What is required >> Only the lines from the start of the data to the line containing "48, 51, 54.25];", both included, should be output, exactly and without pictures.

Information provided >>
┏━━
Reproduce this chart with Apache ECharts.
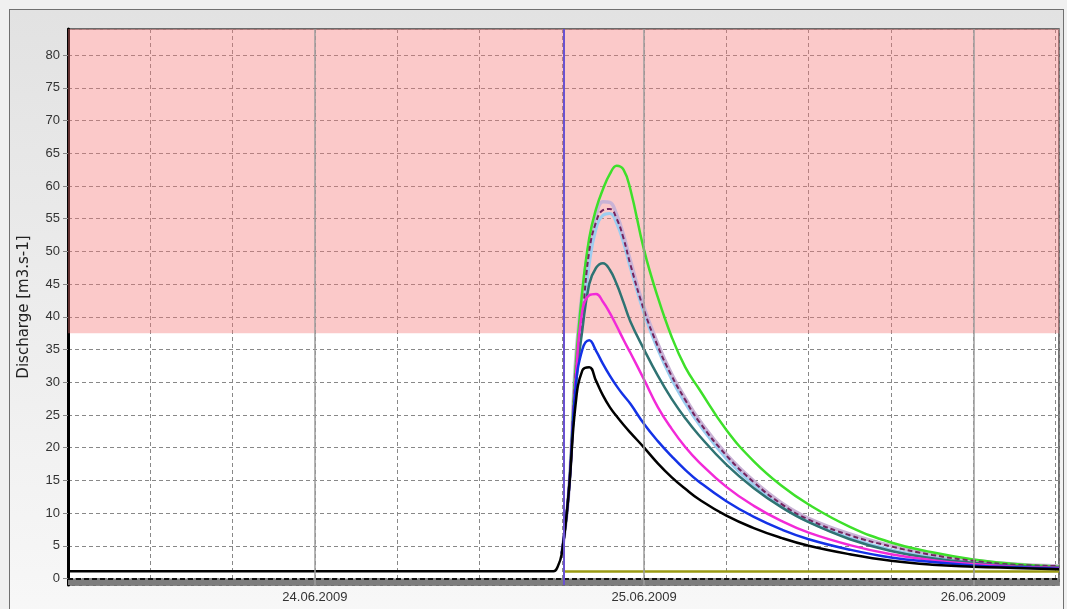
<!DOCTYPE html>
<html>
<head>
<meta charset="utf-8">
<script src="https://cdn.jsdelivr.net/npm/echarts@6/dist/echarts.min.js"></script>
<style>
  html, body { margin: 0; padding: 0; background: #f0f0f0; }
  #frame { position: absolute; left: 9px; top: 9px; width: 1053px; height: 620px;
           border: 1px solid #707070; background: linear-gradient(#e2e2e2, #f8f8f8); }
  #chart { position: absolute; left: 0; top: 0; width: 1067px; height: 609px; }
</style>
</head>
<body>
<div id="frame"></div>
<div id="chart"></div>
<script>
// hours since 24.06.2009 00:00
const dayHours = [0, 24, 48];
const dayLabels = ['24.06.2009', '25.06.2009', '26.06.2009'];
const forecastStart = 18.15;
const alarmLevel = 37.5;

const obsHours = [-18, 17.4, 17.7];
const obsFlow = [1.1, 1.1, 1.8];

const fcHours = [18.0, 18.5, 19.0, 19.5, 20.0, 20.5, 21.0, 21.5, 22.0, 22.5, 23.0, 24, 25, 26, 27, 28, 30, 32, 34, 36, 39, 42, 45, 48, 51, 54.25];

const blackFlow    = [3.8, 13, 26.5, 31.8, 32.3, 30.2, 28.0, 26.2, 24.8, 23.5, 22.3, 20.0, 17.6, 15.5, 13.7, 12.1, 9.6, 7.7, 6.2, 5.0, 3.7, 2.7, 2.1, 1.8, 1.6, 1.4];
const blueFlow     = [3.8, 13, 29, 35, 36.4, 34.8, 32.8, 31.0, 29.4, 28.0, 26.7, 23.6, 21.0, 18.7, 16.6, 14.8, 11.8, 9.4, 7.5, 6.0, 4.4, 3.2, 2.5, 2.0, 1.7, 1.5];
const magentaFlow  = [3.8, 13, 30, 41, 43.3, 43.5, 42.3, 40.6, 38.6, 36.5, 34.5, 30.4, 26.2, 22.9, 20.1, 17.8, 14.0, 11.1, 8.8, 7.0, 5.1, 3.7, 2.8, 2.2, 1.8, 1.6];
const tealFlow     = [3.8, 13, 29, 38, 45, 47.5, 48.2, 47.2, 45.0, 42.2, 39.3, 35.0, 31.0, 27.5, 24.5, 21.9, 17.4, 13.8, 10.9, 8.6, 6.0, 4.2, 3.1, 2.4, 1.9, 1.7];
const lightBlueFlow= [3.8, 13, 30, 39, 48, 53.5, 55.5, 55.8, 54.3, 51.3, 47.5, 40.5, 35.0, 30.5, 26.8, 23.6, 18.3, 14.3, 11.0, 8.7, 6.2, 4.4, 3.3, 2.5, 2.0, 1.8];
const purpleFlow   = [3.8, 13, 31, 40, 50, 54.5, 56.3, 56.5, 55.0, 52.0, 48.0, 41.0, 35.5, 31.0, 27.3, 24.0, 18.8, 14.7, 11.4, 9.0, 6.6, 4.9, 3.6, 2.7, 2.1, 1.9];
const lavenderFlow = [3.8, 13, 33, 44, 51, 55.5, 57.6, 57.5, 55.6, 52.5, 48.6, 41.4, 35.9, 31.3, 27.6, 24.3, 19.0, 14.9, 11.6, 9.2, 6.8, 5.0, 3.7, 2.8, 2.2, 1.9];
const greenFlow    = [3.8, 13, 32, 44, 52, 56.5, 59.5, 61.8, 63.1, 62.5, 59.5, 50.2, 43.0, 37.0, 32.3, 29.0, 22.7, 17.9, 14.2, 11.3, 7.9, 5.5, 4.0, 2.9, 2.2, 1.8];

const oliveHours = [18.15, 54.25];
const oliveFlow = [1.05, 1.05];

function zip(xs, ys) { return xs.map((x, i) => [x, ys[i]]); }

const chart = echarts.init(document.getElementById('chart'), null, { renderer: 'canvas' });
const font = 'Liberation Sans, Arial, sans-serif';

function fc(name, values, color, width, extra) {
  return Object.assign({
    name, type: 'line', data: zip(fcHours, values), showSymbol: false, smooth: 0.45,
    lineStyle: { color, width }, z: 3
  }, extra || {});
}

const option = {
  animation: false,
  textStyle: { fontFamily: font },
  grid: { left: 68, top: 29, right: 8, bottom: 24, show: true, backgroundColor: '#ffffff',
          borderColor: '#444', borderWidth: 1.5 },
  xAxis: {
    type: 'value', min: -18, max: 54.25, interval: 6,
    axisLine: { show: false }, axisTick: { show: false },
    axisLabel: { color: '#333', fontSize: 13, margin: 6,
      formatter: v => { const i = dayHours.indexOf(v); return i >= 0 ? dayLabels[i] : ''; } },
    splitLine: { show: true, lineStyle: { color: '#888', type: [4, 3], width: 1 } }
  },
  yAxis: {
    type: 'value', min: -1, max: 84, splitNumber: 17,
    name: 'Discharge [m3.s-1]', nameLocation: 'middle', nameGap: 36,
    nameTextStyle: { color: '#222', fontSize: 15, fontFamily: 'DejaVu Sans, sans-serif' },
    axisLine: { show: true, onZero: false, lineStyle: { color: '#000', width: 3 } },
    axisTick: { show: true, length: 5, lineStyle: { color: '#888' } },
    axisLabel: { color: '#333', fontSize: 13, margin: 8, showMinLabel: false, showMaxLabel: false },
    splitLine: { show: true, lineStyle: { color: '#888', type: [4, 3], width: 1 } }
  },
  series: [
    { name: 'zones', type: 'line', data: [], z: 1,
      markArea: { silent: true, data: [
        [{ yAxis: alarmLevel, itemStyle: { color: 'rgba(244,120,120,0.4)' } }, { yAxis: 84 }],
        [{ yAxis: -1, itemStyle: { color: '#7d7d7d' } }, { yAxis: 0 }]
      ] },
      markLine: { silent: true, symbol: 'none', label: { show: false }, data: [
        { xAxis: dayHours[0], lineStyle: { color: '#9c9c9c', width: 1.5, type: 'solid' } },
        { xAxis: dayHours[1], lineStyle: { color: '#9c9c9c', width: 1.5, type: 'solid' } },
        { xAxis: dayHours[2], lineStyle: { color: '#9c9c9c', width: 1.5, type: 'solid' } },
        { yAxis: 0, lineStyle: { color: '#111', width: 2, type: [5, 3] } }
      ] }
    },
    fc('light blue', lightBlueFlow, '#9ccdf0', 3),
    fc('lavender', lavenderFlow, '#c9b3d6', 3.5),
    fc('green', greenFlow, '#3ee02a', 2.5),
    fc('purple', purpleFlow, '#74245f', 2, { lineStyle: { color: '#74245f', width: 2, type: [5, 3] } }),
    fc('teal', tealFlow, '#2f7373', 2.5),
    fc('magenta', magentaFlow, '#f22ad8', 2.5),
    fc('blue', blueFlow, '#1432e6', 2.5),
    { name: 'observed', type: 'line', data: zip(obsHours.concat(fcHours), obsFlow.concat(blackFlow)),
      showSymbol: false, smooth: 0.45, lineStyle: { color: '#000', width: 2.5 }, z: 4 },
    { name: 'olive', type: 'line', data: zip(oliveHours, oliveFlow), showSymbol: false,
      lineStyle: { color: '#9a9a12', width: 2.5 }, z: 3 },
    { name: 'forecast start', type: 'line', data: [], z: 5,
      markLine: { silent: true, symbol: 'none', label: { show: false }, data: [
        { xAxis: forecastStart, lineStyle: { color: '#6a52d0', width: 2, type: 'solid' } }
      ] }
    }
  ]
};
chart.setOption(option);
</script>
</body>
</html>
┗━━
Exercise output >>
Reproduce this chart with Apache ECharts.
<!DOCTYPE html>
<html>
<head>
<meta charset="utf-8">
<script src="https://cdn.jsdelivr.net/npm/echarts@6/dist/echarts.min.js"></script>
<style>
  html, body { margin: 0; padding: 0; background: #f0f0f0; }
  #frame { position: absolute; left: 9px; top: 9px; width: 1053px; height: 620px;
           border: 1px solid #707070; background: linear-gradient(#e2e2e2, #f8f8f8); }
  #chart { position: absolute; left: 0; top: 0; width: 1067px; height: 609px; }
</style>
</head>
<body>
<div id="frame"></div>
<div id="chart"></div>
<script>
// hours since 24.06.2009 00:00
const dayHours = [0, 24, 48];
const dayLabels = ['24.06.2009', '25.06.2009', '26.06.2009'];
const forecastStart = 18.15;
const alarmLevel = 37.5;

const obsHours = [-18, 17.4, 17.7];
const obsFlow = [1.1, 1.1, 1.8];

const fcHours = [18.0, 18.5, 19.0, 19.5, 20.0, 20.5, 21.0, 21.5, 22.0, 22.5, 23.0, 24, 25, 26, 27, 28, 30, 32, 34, 36, 39, 42, 45, 48, 51, 54.25];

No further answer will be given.